━━━ Supplied data

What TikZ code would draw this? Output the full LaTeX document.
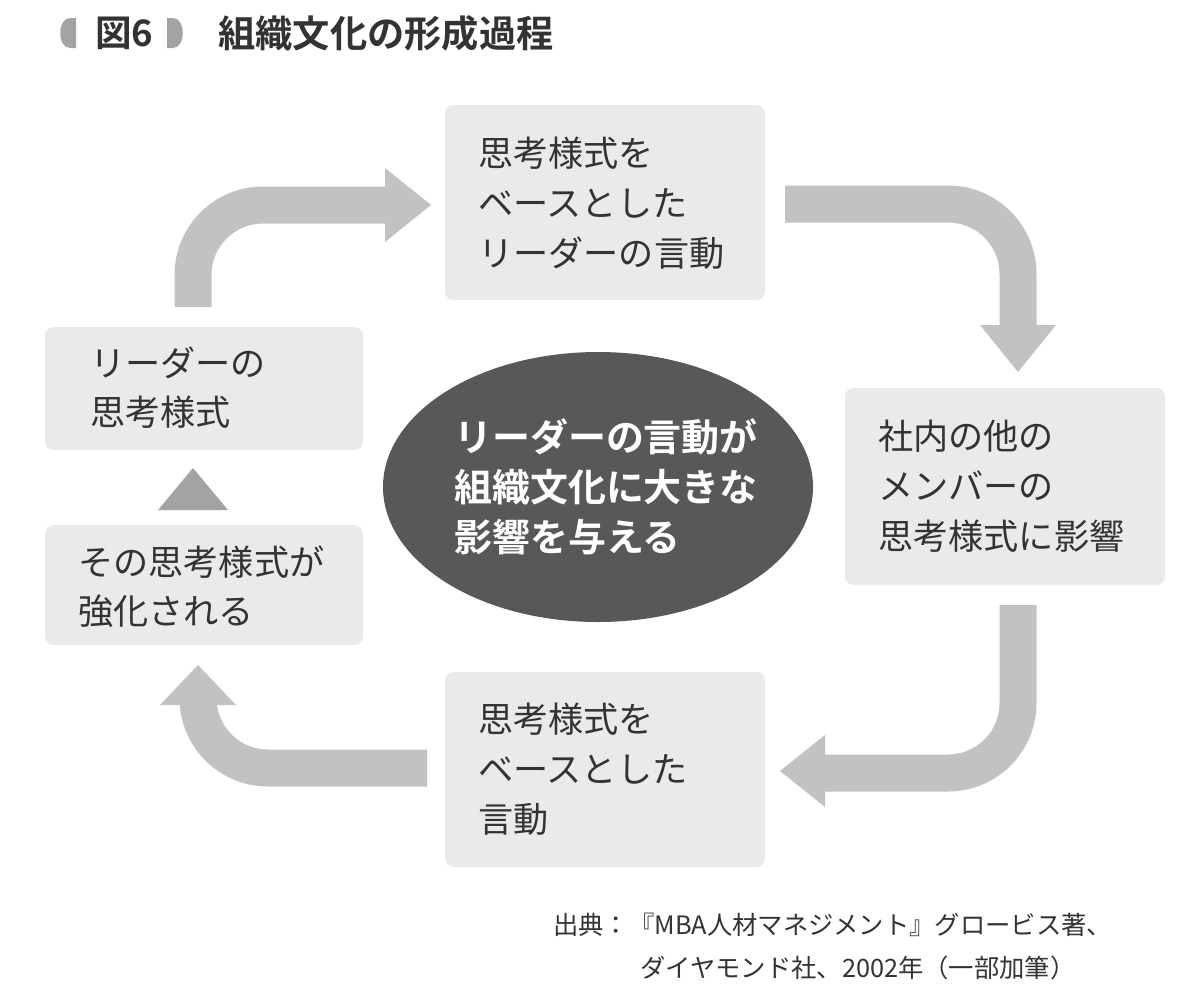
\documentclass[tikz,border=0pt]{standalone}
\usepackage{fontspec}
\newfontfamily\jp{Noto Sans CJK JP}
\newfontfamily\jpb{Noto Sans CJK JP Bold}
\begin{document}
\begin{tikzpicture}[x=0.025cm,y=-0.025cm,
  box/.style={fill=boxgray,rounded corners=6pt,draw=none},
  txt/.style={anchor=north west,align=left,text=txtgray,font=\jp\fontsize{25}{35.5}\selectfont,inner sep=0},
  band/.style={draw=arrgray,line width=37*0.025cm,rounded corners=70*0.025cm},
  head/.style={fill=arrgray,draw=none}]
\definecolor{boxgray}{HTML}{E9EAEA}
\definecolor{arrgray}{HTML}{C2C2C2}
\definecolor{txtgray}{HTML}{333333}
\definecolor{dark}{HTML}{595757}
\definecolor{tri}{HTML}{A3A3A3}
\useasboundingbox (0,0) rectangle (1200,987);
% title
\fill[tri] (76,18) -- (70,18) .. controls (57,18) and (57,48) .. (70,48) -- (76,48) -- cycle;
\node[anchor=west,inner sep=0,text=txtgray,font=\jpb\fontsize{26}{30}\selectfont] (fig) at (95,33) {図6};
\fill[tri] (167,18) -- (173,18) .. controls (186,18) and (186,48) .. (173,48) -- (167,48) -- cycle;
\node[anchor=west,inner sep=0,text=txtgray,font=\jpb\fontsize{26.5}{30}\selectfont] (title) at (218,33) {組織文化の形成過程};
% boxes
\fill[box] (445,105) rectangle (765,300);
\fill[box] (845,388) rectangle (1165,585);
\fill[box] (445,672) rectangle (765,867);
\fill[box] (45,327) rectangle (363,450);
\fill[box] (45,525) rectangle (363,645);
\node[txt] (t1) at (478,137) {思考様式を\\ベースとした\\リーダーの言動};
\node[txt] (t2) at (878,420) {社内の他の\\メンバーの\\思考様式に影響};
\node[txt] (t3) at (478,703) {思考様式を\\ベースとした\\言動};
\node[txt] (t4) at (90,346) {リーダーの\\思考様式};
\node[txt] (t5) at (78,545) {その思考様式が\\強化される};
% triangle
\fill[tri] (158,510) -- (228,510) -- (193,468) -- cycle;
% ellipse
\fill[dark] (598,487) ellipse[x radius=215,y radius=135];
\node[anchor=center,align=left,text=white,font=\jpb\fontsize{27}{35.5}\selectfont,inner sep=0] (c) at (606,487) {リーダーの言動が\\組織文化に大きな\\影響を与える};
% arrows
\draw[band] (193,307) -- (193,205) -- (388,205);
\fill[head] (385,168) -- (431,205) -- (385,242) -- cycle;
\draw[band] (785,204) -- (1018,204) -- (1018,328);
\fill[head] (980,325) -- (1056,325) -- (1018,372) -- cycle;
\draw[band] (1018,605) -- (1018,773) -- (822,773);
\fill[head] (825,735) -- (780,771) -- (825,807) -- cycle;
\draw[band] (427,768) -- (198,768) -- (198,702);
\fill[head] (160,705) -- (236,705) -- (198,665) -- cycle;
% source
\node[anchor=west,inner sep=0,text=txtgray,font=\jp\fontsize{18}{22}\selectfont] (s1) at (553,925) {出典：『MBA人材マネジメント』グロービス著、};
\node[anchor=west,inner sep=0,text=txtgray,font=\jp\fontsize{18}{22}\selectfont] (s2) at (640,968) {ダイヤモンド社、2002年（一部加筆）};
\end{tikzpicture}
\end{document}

━━━━━━

* _The request_:
Which lines contain the word "draw"? Return each of them.

* _Response to the exercise_:
What TikZ code would draw this? Output the full LaTeX document.
  box/.style={fill=boxgray,rounded corners=6pt,draw=none},
  band/.style={draw=arrgray,line width=37*0.025cm,rounded corners=70*0.025cm},
  head/.style={fill=arrgray,draw=none}]
\draw[band] (193,307) -- (193,205) -- (388,205);
\draw[band] (785,204) -- (1018,204) -- (1018,328);
\draw[band] (1018,605) -- (1018,773) -- (822,773);
\draw[band] (427,768) -- (198,768) -- (198,702);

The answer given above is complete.